* _TASK TO CARRY OUT_
Retype each line exactly. Skip images.

# # # # # # #

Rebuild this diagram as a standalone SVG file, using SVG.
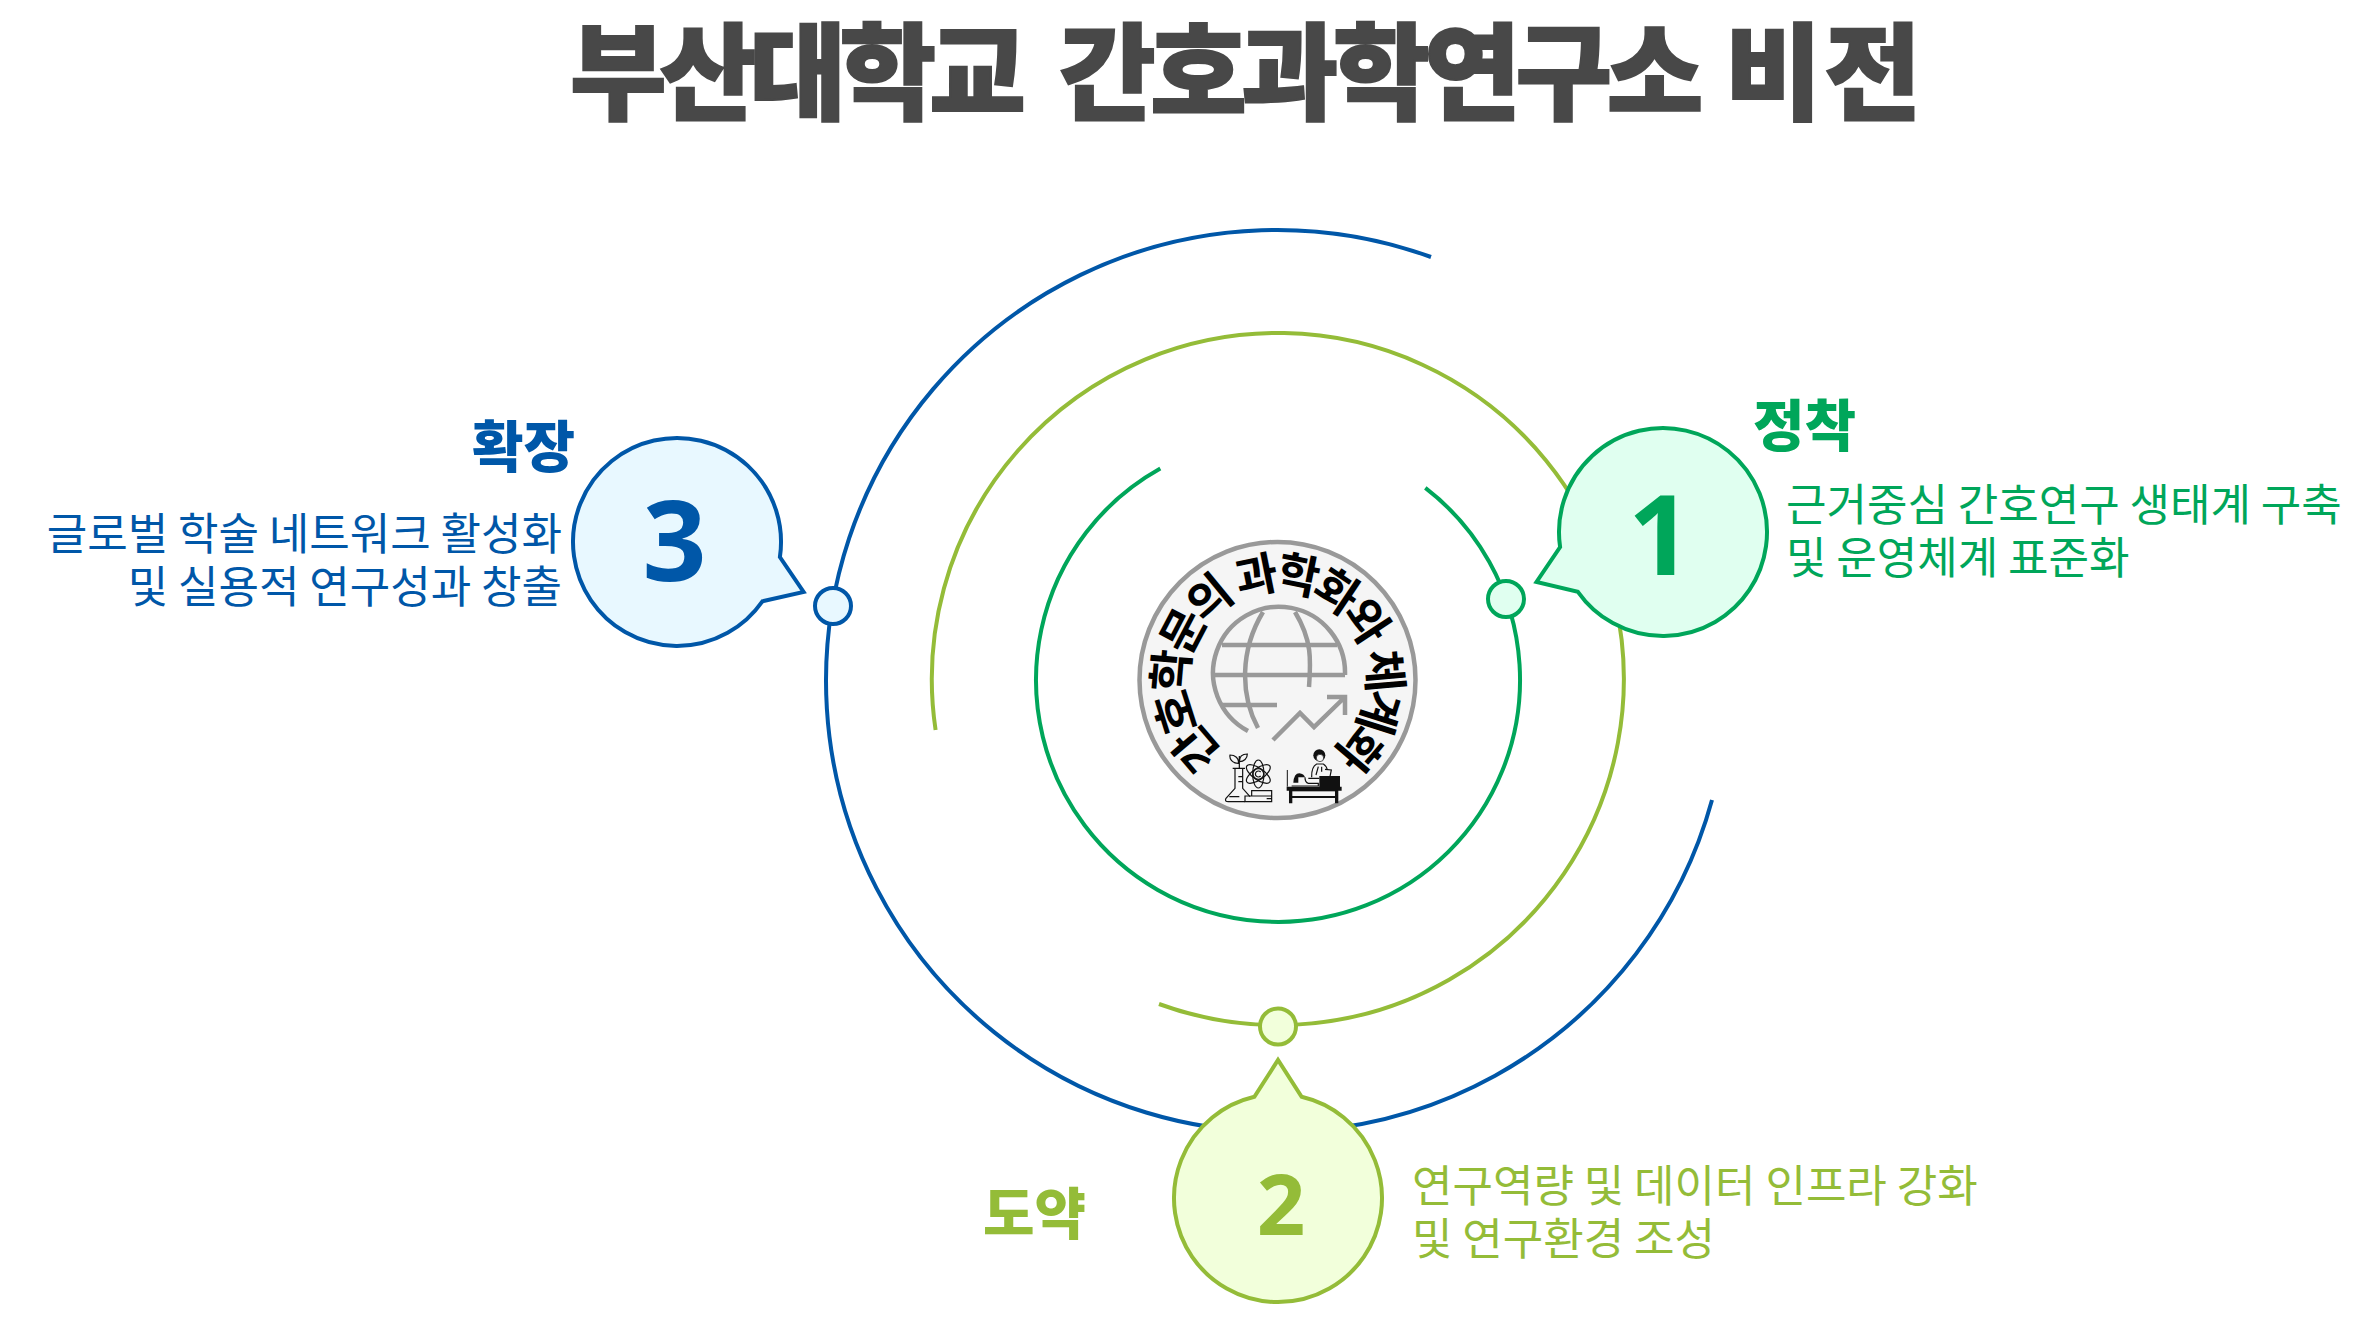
<svg xmlns="http://www.w3.org/2000/svg" width="2366" height="1339" viewBox="0 0 2366 1339">
<style>
text{font-family:"Noto Sans CJK KR","Noto Sans",sans-serif}
.title{font-size:105px;font-weight:900;fill:#484848;stroke:#484848;stroke-width:2}
.head{font-size:56px;font-weight:900}
.body{font-size:44px;font-weight:400}
.num{font-family:"Noto Sans","Open Sans",sans-serif;font-weight:700;text-anchor:middle}
.arc{fill:none;stroke-width:4}
.bl{stroke:#0057A8}.gr{stroke:#00A65A}.yg{stroke:#94BC38}
.tbl{fill:#0057A8}.tgr{fill:#00A65A}.tyg{fill:#94BC38}
.bub{stroke-width:4}
.ic{fill:none;stroke:#999;stroke-width:4.5}
.k{fill:none;stroke:#111;stroke-width:3.6}
.kf{fill:#111}
</style>
<text class="title" y="111"><tspan x="570" letter-spacing="-6.8">부산대학교 </tspan><tspan x="1059" letter-spacing="-5.3">간호과학연구소 </tspan><tspan x="1725" letter-spacing="3">비전</tspan></text>
<g id="connectors">
<path class="arc bl" d="M1431,257 A451,451 0 1 0 1712,800"/>
<path class="arc yg" d="M935.6,730 A346,346 0 1 1 1159,1004"/>
<path class="arc gr" d="M1425.3,487.9 A242,242 0 1 1 1160.3,468.5"/>
<circle class="bl" cx="833" cy="606" r="18" fill="#E8F8FF" stroke-width="4"/>
<circle class="gr" cx="1506" cy="599" r="18" fill="#E0FFF0" stroke-width="4"/>
<circle class="yg" cx="1278" cy="1026.5" r="18" fill="#F2FFDB" stroke-width="4"/>
</g>
<g id="center">
<circle cx="1277.5" cy="680" r="138" fill="#F5F5F5" stroke="#999" stroke-width="4.5"/>
<path class="ic" d="M1248,731 A66,66 0 1 1 1345,675"/>
<path class="ic" d="M1222,645H1337M1215,675H1345M1222,705H1277"/>
<path class="ic" d="M1263,612 C1240,650 1240,695 1258,728M1295,612 C1312,640 1311,660 1309,687"/>
<path class="ic" d="M1273,740 L1300,713 L1314,727 L1345,697M1327,697H1345V715"/>
<g transform="translate(1190,720) scale(.3333)">
<path class="k" d="M128,145H165M135,145V205L108,235Q103,245 115,245H165M158,145V205L180,230M148,145V108M145,130C125,130 118,115 120,105C135,105 148,115 145,130ZM148,125C148,110 158,102 172,102C172,115 162,125 148,125ZM145,170H158M145,185H158M118,230h30"/>
<g transform="translate(205,162)"><ellipse rx="42" ry="17" transform="rotate(35)" class="k"/><ellipse rx="42" ry="17" transform="rotate(-35)" class="k"/><ellipse rx="17" ry="42" class="k"/><circle r="16" class="k"/><path class="k" d="M7,-6A9,9 0 1 0 7,6"/></g>
<path class="k" d="M165,228H245V245H165ZM185,228V212H245V228M230,236H245"/>
<circle class="kf" cx="388" cy="106" r="18"/><circle cx="390" cy="114" r="11" fill="#F5F5F5" stroke="#111" stroke-width="2"/>
<path class="k" d="M365,172Q364,140 380,132L400,132Q410,138 412,150"/>
<path class="k" d="M405,148L424,150L420,170H403M385,140L378,165M395,140V155"/>
<path d="M292,150V200" stroke="#111" stroke-width="3"/>
<path class="kf" d="M388,168H450V200H455V212H445V250H435V234H307V250H297V212H290V200H388Z"/>
<rect x="307" y="214" width="128" height="14" fill="#F5F5F5"/>
<path class="kf" d="M310,188Q312,160 328,160Q342,162 345,172L325,172V188Z"/>
<path class="k" d="M305,198H385V190H355Q345,188 345,172M355,175H388"/>
</g>
<path id="ringtext" d="M1277.5,787 A107,107 0 1 1 1277.5,573 A107,107 0 1 1 1277.5,787" fill="none"/>
<text font-size="46" font-weight="700" fill="#000" text-anchor="middle" dy="17"><textPath href="#ringtext" startOffset="50%">간호학문의 과학화와 체계화</textPath></text>
</g>
<g id="node1">
<path class="bub gr" fill="#E0FFF0" d="M1560.1,547.1 A104,104 0 1 1 1577.9,591.8 L1536.5,582 Z"/>
<text class="num tgr" x="1660" y="575" font-size="112">1</text>
<text class="head tgr" x="1753" y="446">정착</text>
<text class="body tgr" x="1786" y="521">근거중심 간호연구 생태계 구축</text>
<text class="body tgr" x="1786" y="574">및 운영체계 표준화</text>
</g>
<g id="node2">
<path class="bub yg" fill="#F2FFDB" d="M1301.6,1096.8 A104,104 0 1 1 1254.4,1096.8 L1278,1060 Z"/>
<text class="num tyg" x="1281" y="1235" font-size="85">2</text>
<text class="head tyg" x="983" y="1234">도약</text>
<text class="body tyg" x="1412" y="1202">연구역량 및 데이터 인프라 강화</text>
<text class="body tyg" x="1412" y="1255">및 연구환경 조성</text>
</g>
<g id="node3">
<path class="bub bl" fill="#E8F8FF" d="M762.4,601.3 A104,104 0 1 1 779.9,557.1 L803.6,592 Z"/>
<text class="num tbl" x="674.5" y="581" font-size="112">3</text>
<text class="head tbl" x="575" y="467" text-anchor="end">확장</text>
<text class="body tbl" x="562" y="550" text-anchor="end">글로벌 학술 네트워크 활성화</text>
<text class="body tbl" x="562" y="603" text-anchor="end">및 실용적 연구성과 창출</text>
</g>
</svg>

# # # # # # #

* _TASK RESULT_
Rebuild this diagram as a standalone SVG file, using SVG.
<svg xmlns="http://www.w3.org/2000/svg" width="2366" height="1339" viewBox="0 0 2366 1339">
<style>
text{font-family:"Noto Sans CJK KR","Noto Sans",sans-serif}
.title{font-size:105px;font-weight:900;fill:#484848;stroke:#484848;stroke-width:2}
.head{font-size:56px;font-weight:900}
.body{font-size:44px;font-weight:400}
.num{font-family:"Noto Sans","Open Sans",sans-serif;font-weight:700;text-anchor:middle}
.arc{fill:none;stroke-width:4}
.bl{stroke:#0057A8}.gr{stroke:#00A65A}.yg{stroke:#94BC38}
.tbl{fill:#0057A8}.tgr{fill:#00A65A}.tyg{fill:#94BC38}
.bub{stroke-width:4}
.ic{fill:none;stroke:#999;stroke-width:4.5}
.k{fill:none;stroke:#111;stroke-width:3.6}
.kf{fill:#111}
</style>
<text class="title" y="111"><tspan x="570" letter-spacing="-6.8">부산대학교 </tspan><tspan x="1059" letter-spacing="-5.3">간호과학연구소 </tspan><tspan x="1725" letter-spacing="3">비전</tspan></text>
<g id="connectors">
<path class="arc bl" d="M1431,257 A451,451 0 1 0 1712,800"/>
<path class="arc yg" d="M935.6,730 A346,346 0 1 1 1159,1004"/>
<path class="arc gr" d="M1425.3,487.9 A242,242 0 1 1 1160.3,468.5"/>
<circle class="bl" cx="833" cy="606" r="18" fill="#E8F8FF" stroke-width="4"/>
<circle class="gr" cx="1506" cy="599" r="18" fill="#E0FFF0" stroke-width="4"/>
<circle class="yg" cx="1278" cy="1026.5" r="18" fill="#F2FFDB" stroke-width="4"/>
</g>
<g id="center">
<circle cx="1277.5" cy="680" r="138" fill="#F5F5F5" stroke="#999" stroke-width="4.5"/>
<path class="ic" d="M1248,731 A66,66 0 1 1 1345,675"/>
<path class="ic" d="M1222,645H1337M1215,675H1345M1222,705H1277"/>
<path class="ic" d="M1263,612 C1240,650 1240,695 1258,728M1295,612 C1312,640 1311,660 1309,687"/>
<path class="ic" d="M1273,740 L1300,713 L1314,727 L1345,697M1327,697H1345V715"/>
<g transform="translate(1190,720) scale(.3333)">
<path class="k" d="M128,145H165M135,145V205L108,235Q103,245 115,245H165M158,145V205L180,230M148,145V108M145,130C125,130 118,115 120,105C135,105 148,115 145,130ZM148,125C148,110 158,102 172,102C172,115 162,125 148,125ZM145,170H158M145,185H158M118,230h30"/>
<g transform="translate(205,162)"><ellipse rx="42" ry="17" transform="rotate(35)" class="k"/><ellipse rx="42" ry="17" transform="rotate(-35)" class="k"/><ellipse rx="17" ry="42" class="k"/><circle r="16" class="k"/><path class="k" d="M7,-6A9,9 0 1 0 7,6"/></g>
<path class="k" d="M165,228H245V245H165ZM185,228V212H245V228M230,236H245"/>
<circle class="kf" cx="388" cy="106" r="18"/><circle cx="390" cy="114" r="11" fill="#F5F5F5" stroke="#111" stroke-width="2"/>
<path class="k" d="M365,172Q364,140 380,132L400,132Q410,138 412,150"/>
<path class="k" d="M405,148L424,150L420,170H403M385,140L378,165M395,140V155"/>
<path d="M292,150V200" stroke="#111" stroke-width="3"/>
<path class="kf" d="M388,168H450V200H455V212H445V250H435V234H307V250H297V212H290V200H388Z"/>
<rect x="307" y="214" width="128" height="14" fill="#F5F5F5"/>
<path class="kf" d="M310,188Q312,160 328,160Q342,162 345,172L325,172V188Z"/>
<path class="k" d="M305,198H385V190H355Q345,188 345,172M355,175H388"/>
</g>
<path id="ringtext" d="M1277.5,787 A107,107 0 1 1 1277.5,573 A107,107 0 1 1 1277.5,787" fill="none"/>
<text font-size="46" font-weight="700" fill="#000" text-anchor="middle" dy="17"><textPath href="#ringtext" startOffset="50%">간호학문의 과학화와 체계화</textPath></text>
</g>
<g id="node1">
<path class="bub gr" fill="#E0FFF0" d="M1560.1,547.1 A104,104 0 1 1 1577.9,591.8 L1536.5,582 Z"/>
<text class="num tgr" x="1660" y="575" font-size="112">1</text>
<text class="head tgr" x="1753" y="446">정착</text>
<text class="body tgr" x="1786" y="521">근거중심 간호연구 생태계 구축</text>
<text class="body tgr" x="1786" y="574">및 운영체계 표준화</text>
</g>
<g id="node2">
<path class="bub yg" fill="#F2FFDB" d="M1301.6,1096.8 A104,104 0 1 1 1254.4,1096.8 L1278,1060 Z"/>
<text class="num tyg" x="1281" y="1235" font-size="85">2</text>
<text class="head tyg" x="983" y="1234">도약</text>
<text class="body tyg" x="1412" y="1202">연구역량 및 데이터 인프라 강화</text>
<text class="body tyg" x="1412" y="1255">및 연구환경 조성</text>
</g>
<g id="node3">
<path class="bub bl" fill="#E8F8FF" d="M762.4,601.3 A104,104 0 1 1 779.9,557.1 L803.6,592 Z"/>
<text class="num tbl" x="674.5" y="581" font-size="112">3</text>
<text class="head tbl" x="575" y="467" text-anchor="end">확장</text>
<text class="body tbl" x="562" y="550" text-anchor="end">글로벌 학술 네트워크 활성화</text>
<text class="body tbl" x="562" y="603" text-anchor="end">및 실용적 연구성과 창출</text>
</g>
</svg>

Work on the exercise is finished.